§ **Short exercise**: In the listing below, locate the lines that hold "Rebuild" and copy them.

___

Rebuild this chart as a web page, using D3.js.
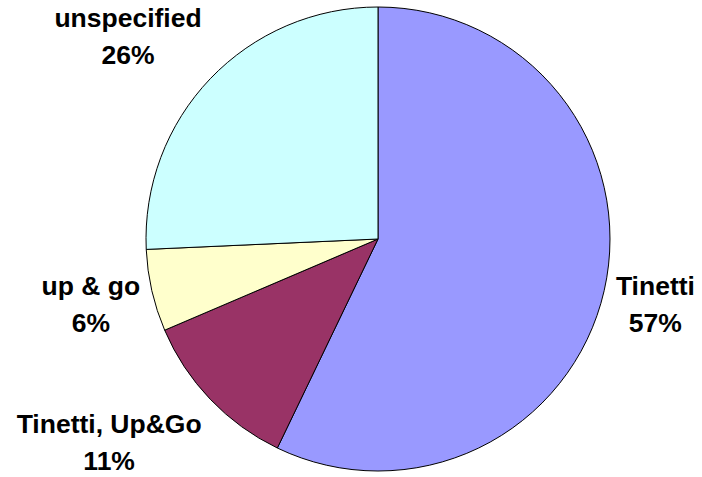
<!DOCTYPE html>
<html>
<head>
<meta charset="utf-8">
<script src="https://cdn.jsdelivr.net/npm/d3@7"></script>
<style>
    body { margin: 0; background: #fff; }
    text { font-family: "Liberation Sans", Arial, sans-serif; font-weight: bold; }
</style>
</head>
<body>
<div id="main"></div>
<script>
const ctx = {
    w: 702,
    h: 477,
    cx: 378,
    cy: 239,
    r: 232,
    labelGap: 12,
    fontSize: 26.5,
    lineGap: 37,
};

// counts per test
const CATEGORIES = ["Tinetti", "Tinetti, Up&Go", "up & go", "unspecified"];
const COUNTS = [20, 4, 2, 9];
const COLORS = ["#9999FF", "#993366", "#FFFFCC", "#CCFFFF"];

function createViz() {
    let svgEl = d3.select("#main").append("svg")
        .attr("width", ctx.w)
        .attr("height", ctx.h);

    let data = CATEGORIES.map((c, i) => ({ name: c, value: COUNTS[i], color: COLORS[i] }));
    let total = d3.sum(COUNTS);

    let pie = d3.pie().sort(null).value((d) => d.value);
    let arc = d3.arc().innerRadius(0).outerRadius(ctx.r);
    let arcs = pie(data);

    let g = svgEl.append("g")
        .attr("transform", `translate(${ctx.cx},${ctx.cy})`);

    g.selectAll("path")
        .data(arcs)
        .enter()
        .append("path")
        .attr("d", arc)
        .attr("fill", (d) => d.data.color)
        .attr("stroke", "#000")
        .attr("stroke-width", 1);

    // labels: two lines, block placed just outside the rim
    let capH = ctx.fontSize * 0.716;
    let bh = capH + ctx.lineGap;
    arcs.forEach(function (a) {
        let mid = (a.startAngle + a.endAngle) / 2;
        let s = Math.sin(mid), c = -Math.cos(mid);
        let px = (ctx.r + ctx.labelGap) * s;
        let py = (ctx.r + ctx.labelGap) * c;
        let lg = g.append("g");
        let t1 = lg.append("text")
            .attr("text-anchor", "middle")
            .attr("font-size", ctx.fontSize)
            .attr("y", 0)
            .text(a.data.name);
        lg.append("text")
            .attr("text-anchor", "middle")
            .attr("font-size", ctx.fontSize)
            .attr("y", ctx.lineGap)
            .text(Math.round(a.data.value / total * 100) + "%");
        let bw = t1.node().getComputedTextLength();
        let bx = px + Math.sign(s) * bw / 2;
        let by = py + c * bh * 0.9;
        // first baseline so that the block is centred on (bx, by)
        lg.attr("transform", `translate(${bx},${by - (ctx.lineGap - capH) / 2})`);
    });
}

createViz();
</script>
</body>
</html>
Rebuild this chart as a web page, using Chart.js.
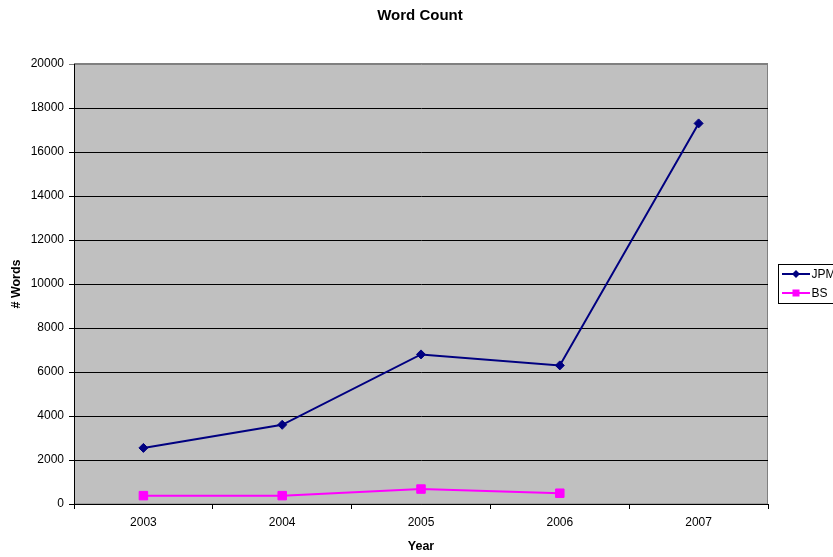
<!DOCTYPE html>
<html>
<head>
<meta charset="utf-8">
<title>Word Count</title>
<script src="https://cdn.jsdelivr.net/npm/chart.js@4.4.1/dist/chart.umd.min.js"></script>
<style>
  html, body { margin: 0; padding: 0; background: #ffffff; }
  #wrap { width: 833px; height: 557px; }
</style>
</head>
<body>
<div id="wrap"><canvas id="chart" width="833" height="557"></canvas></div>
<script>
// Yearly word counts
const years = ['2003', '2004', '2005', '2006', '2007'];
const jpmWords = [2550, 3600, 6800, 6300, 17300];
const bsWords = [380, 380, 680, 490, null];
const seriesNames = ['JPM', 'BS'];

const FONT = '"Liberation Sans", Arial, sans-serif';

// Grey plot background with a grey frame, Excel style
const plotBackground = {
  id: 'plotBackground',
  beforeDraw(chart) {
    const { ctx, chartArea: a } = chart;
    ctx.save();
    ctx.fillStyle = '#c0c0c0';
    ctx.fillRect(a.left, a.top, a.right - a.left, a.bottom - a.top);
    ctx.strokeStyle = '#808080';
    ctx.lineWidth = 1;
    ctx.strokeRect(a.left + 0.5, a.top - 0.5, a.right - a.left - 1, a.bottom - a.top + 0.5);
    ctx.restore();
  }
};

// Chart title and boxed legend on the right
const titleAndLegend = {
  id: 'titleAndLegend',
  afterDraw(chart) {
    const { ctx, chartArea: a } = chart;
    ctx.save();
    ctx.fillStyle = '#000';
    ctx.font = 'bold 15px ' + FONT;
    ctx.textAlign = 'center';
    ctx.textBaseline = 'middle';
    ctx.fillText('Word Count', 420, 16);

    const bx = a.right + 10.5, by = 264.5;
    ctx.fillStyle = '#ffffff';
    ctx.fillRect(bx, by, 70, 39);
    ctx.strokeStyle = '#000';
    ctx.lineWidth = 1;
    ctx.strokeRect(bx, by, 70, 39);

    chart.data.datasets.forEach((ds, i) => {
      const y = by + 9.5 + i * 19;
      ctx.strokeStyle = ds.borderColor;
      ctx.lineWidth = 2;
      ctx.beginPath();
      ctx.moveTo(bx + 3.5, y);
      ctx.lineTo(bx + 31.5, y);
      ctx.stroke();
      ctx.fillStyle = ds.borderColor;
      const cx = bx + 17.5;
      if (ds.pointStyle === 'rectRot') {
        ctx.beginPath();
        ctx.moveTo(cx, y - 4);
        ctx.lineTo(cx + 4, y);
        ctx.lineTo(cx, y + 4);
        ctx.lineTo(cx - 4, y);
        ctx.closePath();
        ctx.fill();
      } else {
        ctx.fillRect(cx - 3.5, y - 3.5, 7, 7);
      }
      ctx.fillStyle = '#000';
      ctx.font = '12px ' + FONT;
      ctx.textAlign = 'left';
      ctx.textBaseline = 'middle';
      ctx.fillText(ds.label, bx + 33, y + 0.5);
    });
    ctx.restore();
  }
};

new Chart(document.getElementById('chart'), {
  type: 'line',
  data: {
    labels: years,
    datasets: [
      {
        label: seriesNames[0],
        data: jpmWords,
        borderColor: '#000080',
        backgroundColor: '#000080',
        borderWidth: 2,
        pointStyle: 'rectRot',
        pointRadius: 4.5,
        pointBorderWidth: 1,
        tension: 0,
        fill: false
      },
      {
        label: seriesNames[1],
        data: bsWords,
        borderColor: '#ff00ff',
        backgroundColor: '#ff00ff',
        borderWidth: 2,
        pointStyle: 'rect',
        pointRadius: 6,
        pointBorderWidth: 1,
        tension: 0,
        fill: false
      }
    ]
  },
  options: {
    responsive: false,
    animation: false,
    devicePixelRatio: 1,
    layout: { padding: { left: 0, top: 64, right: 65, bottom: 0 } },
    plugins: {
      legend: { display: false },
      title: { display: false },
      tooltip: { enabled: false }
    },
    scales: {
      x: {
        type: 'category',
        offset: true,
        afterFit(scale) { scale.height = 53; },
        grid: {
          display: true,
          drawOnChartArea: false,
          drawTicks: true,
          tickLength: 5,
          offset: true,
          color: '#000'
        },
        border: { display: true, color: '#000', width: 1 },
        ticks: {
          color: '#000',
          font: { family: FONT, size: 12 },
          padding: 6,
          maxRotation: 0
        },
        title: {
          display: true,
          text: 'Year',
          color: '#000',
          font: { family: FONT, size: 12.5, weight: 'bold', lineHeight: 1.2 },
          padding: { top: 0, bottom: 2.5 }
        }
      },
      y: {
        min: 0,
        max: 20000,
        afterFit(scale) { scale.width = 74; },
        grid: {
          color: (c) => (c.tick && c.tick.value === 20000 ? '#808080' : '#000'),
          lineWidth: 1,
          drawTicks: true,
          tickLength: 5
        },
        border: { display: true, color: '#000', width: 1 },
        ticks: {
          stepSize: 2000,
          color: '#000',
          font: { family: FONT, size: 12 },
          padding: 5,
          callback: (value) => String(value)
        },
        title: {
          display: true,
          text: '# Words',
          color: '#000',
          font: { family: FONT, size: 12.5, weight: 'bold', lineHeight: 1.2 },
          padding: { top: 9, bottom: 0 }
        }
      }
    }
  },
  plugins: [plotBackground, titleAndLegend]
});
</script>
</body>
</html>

___

§ **Exercise answer**:
Rebuild this chart as a web page, using D3.js.
Rebuild this chart as a web page, using Chart.js.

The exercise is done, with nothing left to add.